Secara rinci, rencana setebal 38 halaman itu menyarankan apa yang disebutnya sebagai "relokasi sementara seluruh populasi Gaza yang berjumlah lebih dari 2 juta orang". Nantinya, warga Palestina akan didorong untuk "secara sukarela" pindah ke negara lain atau ke zona-zona aman yang dibatasi selama rekonstruksi.
"Mereka yang memiliki tanah akan ditawari token digital oleh perwalian tersebut sebagai imbalan atas hak untuk membangun kembali properti mereka, yang akan digunakan untuk membiayai kehidupan baru di tempat lain," tulis laporan itu.
Skema tersebut, yang digambarkan tidak memerlukan dana dari AS dan dimaksudkan untuk didanai oleh investor hingga US$ 100 miliar (Rp 1.642 triliun). Gaza nanti akan dibuat menjadi sebuah kota pelabuhan yang ramai yang dibelah oleh aliran air dan dikelilingi oleh hingga delapan kota megah berteknologi tinggi yang ditenagai oleh kecerdasan buatan (AI) yang rindang, yang tampaknya meniru proyek Neom di Arab Saudi.
Rencana itu juga membayangkan sebuah taman manufaktur "Elon Musk" yang terletak di atas reruntuhan zona industri Erez. Diketahui, zona industri ini dibangun dengan investasi Israel untuk mengeksploitasi tenaga kerja murah di wilayah Palestina dan kemudian ditutup dan dihancurkan oleh pasukan Israel.
Tidak jelas apakah rencana tersebut mencerminkan kebijakan AS, dan baik Gedung Putih maupun Departemen Luar Negeri tidak menanggapi permintaan komentar. Namun, prospektus tersebut tampaknya mencerminkan ambisi Donald Trump yang sebelumnya telah dinyatakan untuk "membersihkan" Gaza dan membangunnya kembali.
Rencana ini pun menuai kritik. Philip Grant, Direktur Eksekutif Trial International, sebuah kelompok hak asasi manusia yang berbasis di Swiss, yang menyebut rencana tersebut sebagai cetak biru untuk deportasi massal, yang dipasarkan sebagai pembangunan.
"Ini adalah cetak biru untuk deportasi massal, yang dipasarkan sebagai pembangunan. Hasilnya? Sebuah kasus buku teks tentang kejahatan internasional dalam skala yang tak terbayangkan: pemindahan paksa penduduk, rekayasa demografi, dan hukuman kolektif," kata Grant.

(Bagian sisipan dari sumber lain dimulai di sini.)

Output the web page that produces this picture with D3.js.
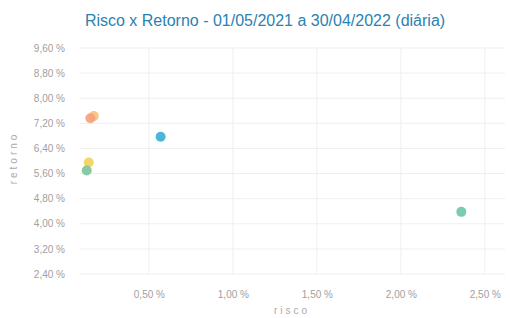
<!DOCTYPE html>
<html>
<head>
<meta charset="utf-8">
<script src="https://cdn.jsdelivr.net/npm/d3@7"></script>
<style>
  body { margin: 0; background: #fff; }
  text { font-family: "Liberation Sans", Arial, sans-serif; }
</style>
</head>
<body>
<div id="vis"></div>
<script>
(function() {
    var width = 510, height = 318;

    // data (risco %, retorno %)
    var names = ["A", "B", "C", "D", "E", "F"];
    var risco = [0.172, 0.152, 0.57, 0.142, 0.13, 2.36];
    var retorno = [7.43, 7.36, 6.77, 5.95, 5.70, 4.38];
    var pointColors = ["#f9c07a", "#f4a07a", "#3aaed0", "#f2d25a", "#7cc49a", "#6cc6a6"];

    var yTicks = [2.4, 3.2, 4.0, 4.8, 5.6, 6.4, 7.2, 8.0, 8.8, 9.6];
    var xTicks = [0.5, 1.0, 1.5, 2.0, 2.5];

    var margin = { top: 48, right: 5, bottom: 44, left: 80 };

    var svg = d3.select("#vis")
        .append("svg")
        .attr("width", width)
        .attr("height", height);

    var x = d3.scaleLinear().domain([0.09, 2.62]).range([margin.left, width - margin.right]);
    var y = d3.scaleLinear().domain([2.4, 9.6]).range([height - margin.bottom, margin.top]);

    function fmt(v) { return v.toFixed(2).replace(".", ",") + " %"; }

    // grid
    svg.append("g")
        .selectAll("line")
        .data(yTicks)
        .enter().append("line")
        .attr("x1", margin.left)
        .attr("x2", width - margin.right)
        .attr("y1", function(d) { return y(d); })
        .attr("y2", function(d) { return y(d); })
        .style("stroke", "#efefef")
        .style("stroke-width", 1);

    svg.append("g")
        .selectAll("line")
        .data(xTicks)
        .enter().append("line")
        .attr("x1", function(d) { return x(d); })
        .attr("x2", function(d) { return x(d); })
        .attr("y1", margin.top)
        .attr("y2", height - margin.bottom)
        .style("stroke", "#efefef")
        .style("stroke-width", 1);

    // axes
    var yAxis = svg.append("g")
        .attr("transform", "translate(" + (margin.left - 12) + ",0)")
        .call(d3.axisLeft(y).tickValues(yTicks).tickFormat(fmt).tickSize(0));
    yAxis.select(".domain").remove();
    yAxis.selectAll("text")
        .style("font-size", "10px")
        .style("fill", "#a0a0a0");

    var xAxis = svg.append("g")
        .attr("transform", "translate(0," + (height - margin.bottom + 14) + ")")
        .call(d3.axisBottom(x).tickValues(xTicks).tickFormat(fmt).tickSize(0));
    xAxis.select(".domain").remove();
    xAxis.selectAll("text")
        .style("font-size", "10px")
        .style("fill", "#a0a0a0");

    // titles
    svg.append("text")
        .attr("x", 265)
        .attr("y", 26)
        .attr("text-anchor", "middle")
        .style("font-size", "16px")
        .style("fill", "#2a82b0")
        .text("Risco x Retorno - 01/05/2021 a 30/04/2022 (diária)");

    svg.append("text")
        .attr("transform", "translate(17,158) rotate(-90)")
        .attr("text-anchor", "middle")
        .style("font-size", "10px")
        .style("letter-spacing", "3px")
        .style("fill", "#aaa")
        .text("retorno");

    svg.append("text")
        .attr("x", 292)
        .attr("y", 314)
        .attr("text-anchor", "middle")
        .style("font-size", "10px")
        .style("letter-spacing", "3px")
        .style("fill", "#aaa")
        .text("risco");

    // points
    svg.append("g")
        .selectAll("circle")
        .data(names)
        .enter().append("circle")
        .attr("cx", function(d, i) { return x(risco[i]); })
        .attr("cy", function(d, i) { return y(retorno[i]); })
        .attr("r", 5)
        .attr("fill", function(d, i) { return pointColors[i]; })
        .style("opacity", 0.9);
}) ();
</script>
</body>
</html>
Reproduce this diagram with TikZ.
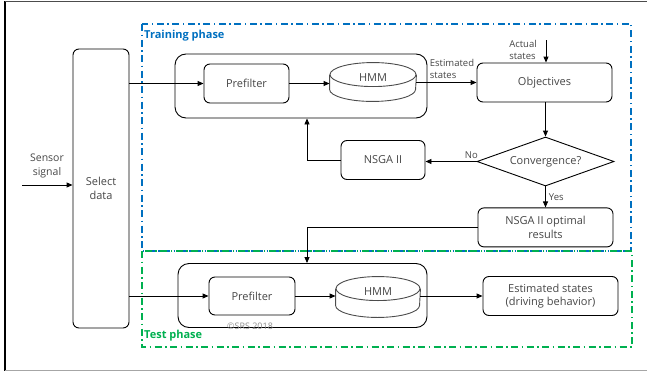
\documentclass[tikz,border=0pt]{standalone}
\usepackage{fontspec}
\setmainfont{Open Sans}
\usetikzlibrary{positioning,shapes.geometric,arrows.meta,calc}
\definecolor{trainblue}{RGB}{0,112,192}
\definecolor{testgreen}{RGB}{0,176,80}
\definecolor{txtgray}{RGB}{70,70,70}
\def\BoxH{39pt}
\def\WideW{135pt}
\def\DrumR{12pt}
\tikzset{
  block/.style={draw, line width=0.9pt, rounded corners=6pt, align=center, text=txtgray, inner sep=0pt,
    font=\fontsize{11}{13.5}\selectfont, minimum height=\BoxH},
  group/.style={draw, rounded corners=11pt, line width=0.9pt},
  flow/.style={-{Triangle[length=6pt,width=5pt]}, line width=0.9pt},
  lbl/.style={text=txtgray, inner sep=0pt, align=left, font=\fontsize{9.5}{12}\selectfont},
  phase/.style={line width=1.3pt, dash pattern=on 7pt off 3.5pt on 1.5pt off 3.5pt},
  drumtext/.style={text=txtgray, font=\fontsize{11}{12}\selectfont},
}
\begin{document}
\begin{tikzpicture}[x=1pt, y=-1pt]
  \useasboundingbox (0,0) rectangle (647,372);
  % frame of the figure
  \draw[line width=1.5pt] (5,1) -- (5,371);
  \draw[line width=1pt, black!70] (5,1.5) -- (647,1.5);
  \draw[line width=1pt, black!35] (5,370.5) -- (647,370.5);

  % phases
  \draw[phase, trainblue] (142,24) rectangle (631,251);
  \draw[phase, testgreen] (142,251) rectangle (632,347);
  \node[anchor=west, inner sep=0pt, text=trainblue, font=\bfseries\fontsize{11}{12}\selectfont] (trlbl) at (144,36) {Training phase};
  \node[anchor=west, inner sep=0pt, text=testgreen, font=\bfseries\fontsize{11}{12}\selectfont] (telbl) at (144,336) {Test phase};

  \node[block, minimum width=56pt, minimum height=279pt] (sel) at (101,188.5) {Select\\data};
  \node[lbl, align=center, font=\fontsize{10.5}{14}\selectfont] (senslbl) at (47,165.5) {Sensor\\signal};
  \coordinate (sens) at (22,185);

  % training
  \node[group, minimum width=252pt, minimum height=64pt] (trbox) at (301,86) {};
  \node[block, minimum width=85pt] (pre1) at (246.5,83.5) {Prefilter};
  \node[block, draw=none, minimum width=86pt, minimum height=38pt] (hmm1) at (373,82) {};
  \node[block, minimum width=\WideW] (obj) at (544.5,82.5) {Objectives};
  \node[block, diamond, aspect=2.8, rounded corners=0pt, minimum width=137pt, minimum height=49pt] (conv) at (545.5,161.5) {Convergence?};
  \node[block, minimum width=84pt] (nsga) at (383,160) {NSGA II};
  \node[block, below=21pt of conv.south, anchor=north, minimum width=\WideW] (opt) {NSGA II optimal\\results};
  \node[lbl] (estlbl) at (452,69) {Estimated\\states};
  \node[lbl] (actlbl) at (523,49.5) {Actual\\states};
  \coordinate (act) at (546,40);

  % test
  \node[group, minimum width=249pt, minimum height=64pt] (tebox) at (302.5,295.5) {};
  \node[block, minimum width=86pt, minimum height=38pt] (pre2) at (252,296) {Prefilter};
  \node[block, draw=none, minimum width=84pt, minimum height=40pt] (hmm2) at (378,297) {};
  \node[block, minimum width=\WideW] (est) at (550.5,296) {Estimated states\\(driving behavior)};

  \begin{scope}[line width=0.9pt, black!70]
    \draw ([yshift=-\DrumR]hmm1.north west) -- ([yshift=\DrumR]hmm1.south west)
      arc[start angle=180, end angle=360, x radius=43pt, y radius=\DrumR] -- ([yshift=-\DrumR]hmm1.north east);
    \draw ([yshift=-\DrumR]hmm1.north) ellipse[x radius=43pt, y radius=\DrumR];
    \draw ([yshift=-\DrumR]hmm2.north west) -- ([yshift=\DrumR]hmm2.south west)
      arc[start angle=180, end angle=360, x radius=42pt, y radius=\DrumR] -- ([yshift=-\DrumR]hmm2.north east);
    \draw ([yshift=-\DrumR]hmm2.north) ellipse[x radius=42pt, y radius=\DrumR];
  \end{scope}
  \node[drumtext] (hmmtxt1) at ([yshift=-\DrumR-3pt]hmm1.north) {HMM};
  \node[drumtext] (hmmtxt2) at ([yshift=-\DrumR-3pt]hmm2.north) {HMM};
  \node[text=black!45, inner sep=0pt, font=\fontsize{9}{10}\selectfont] (copy) at (250,326.5) {©SRS 2018};

  % connectors
  \draw[flow] (sens) -- (sens -| sel.west);
  \draw[flow] (sel.east |- pre1) -- (pre1);
  \draw[flow] (pre1) -- (pre1 -| hmm1.west);
  \draw[flow] (hmm1.east |- obj) -- (obj);
  \draw[flow] (act) -- (act |- obj.north);
  \draw[flow] (obj.south -| conv.north) -- (conv.north);
  \draw[flow] (conv.west) -- node[lbl, pos=0.1, above=2pt] {No} (conv.west -| nsga.east);
  \draw[flow] (nsga.west) -| ($(trbox.south)+(6,0)$);
  \draw[flow] (conv.south) -- node[lbl, right=3pt] {Yes} (opt.north);
  \draw[flow] (opt.west) -| ($(tebox.north)+(4.5,0)$);
  \draw[flow] (sel.east |- pre2) -- (pre2);
  \draw[flow] (pre2) -- (pre2 -| hmm2.west);
  \draw[flow] (hmm2.east |- est) -- (est);
\end{tikzpicture}
\end{document}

Trial adalah salah satu dari lima belas kelompok yang sebelumnya telah memperingatkan bahwa kontraktor swasta yang beroperasi di Gaza bekerja sama dengan pemerintah Israel berisiko membantu dan bersekongkol atau terlibat dalam kejahatan menurut hukum internasional, termasuk kejahatan perang, kejahatan terhadap kemanusiaan, atau genosida.
"Mereka yang terlibat dalam perencanaan dan pelaksanaan rencana semacam itu, termasuk aktor perusahaan, dapat menghadapi tanggung jawab hukum selama beberapa dekade mendatang," tambah Grant.